The advantage of RAG is that you don’t need to train the model. You can update your knowledge base without touching the model itself. It’s ideal for dynamic or large datasets. Latency is higher because you perform a database search before each completion, but caching can mitigate this. Here is a pseudocode sketch of RAG:

// pseudocode for RAG
const queryEmbedding = embed(question);
const docs = vectorSearch(queryEmbedding, 3);
const context = docs.map(d => d.content).join('
');
const prompt = context + '

User: ' + question;
const answer = callModel(prompt);

2. The Basics of Fine‑Tuning

Fine‑tuning involves taking a pre‑trained model and training it further on your specific dataset. You provide pairs of inputs and desired outputs, and the model adjusts its weights to better fit your domain. This process requires substantial compute resources and expertise. Once trained, the model can answer questions without retrieving external context; it “remembers” the information internally.

Fine‑tuned models perform well on narrow tasks and can be deployed with lower latency because they skip the retrieval step. However, updating the model with new data means running another training cycle. The cost can be significant if your data changes frequently.

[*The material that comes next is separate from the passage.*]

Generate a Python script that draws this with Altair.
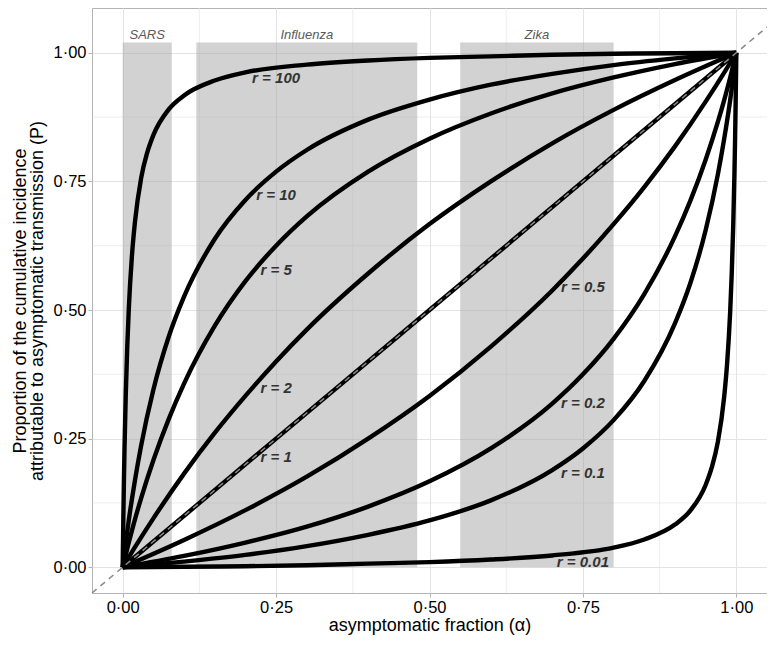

3. Comparing Costs and Flexibility

RAG shines when your data is large, dynamic or sensitive. You control exactly what the model sees at runtime, so you can enforce privacy and security policies. It is cheaper because you do not pay for specialised training. Fine‑tuning suits stable domains where you want fast responses and have the resources to train. It can also handle queries that require synthesis of complex knowledge better than a base model with retrieval alone.

Keep in mind that RAG and fine‑tuning are not mutually exclusive. Some workflows use a fine‑tuned model as the base and augment it with retrieval for up‑to‑date information.

4. Choosing the Right Approach

Consider the following when deciding: the size and volatility of your data, latency requirements, budget and expertise. If your dataset is small and static, fine‑tuning a model may yield the best quality. For large collections of documents or frequently changing information, RAG provides flexibility. Start with RAG because it is easier to implement and iterate; move to fine‑tuning if you hit performance ceilings or need deeper domain knowledge baked into the model.

5. Conclusion

Both Retrieval Augmented Generation and fine‑tuning extend the power of large language models, but they serve different purposes. RAG attaches external knowledge at runtime, while fine‑tuning embeds knowledge directly into the model. By understanding their trade‑offs you can select the right strategy—or combine them—to build intelligent systems tailored to your domain.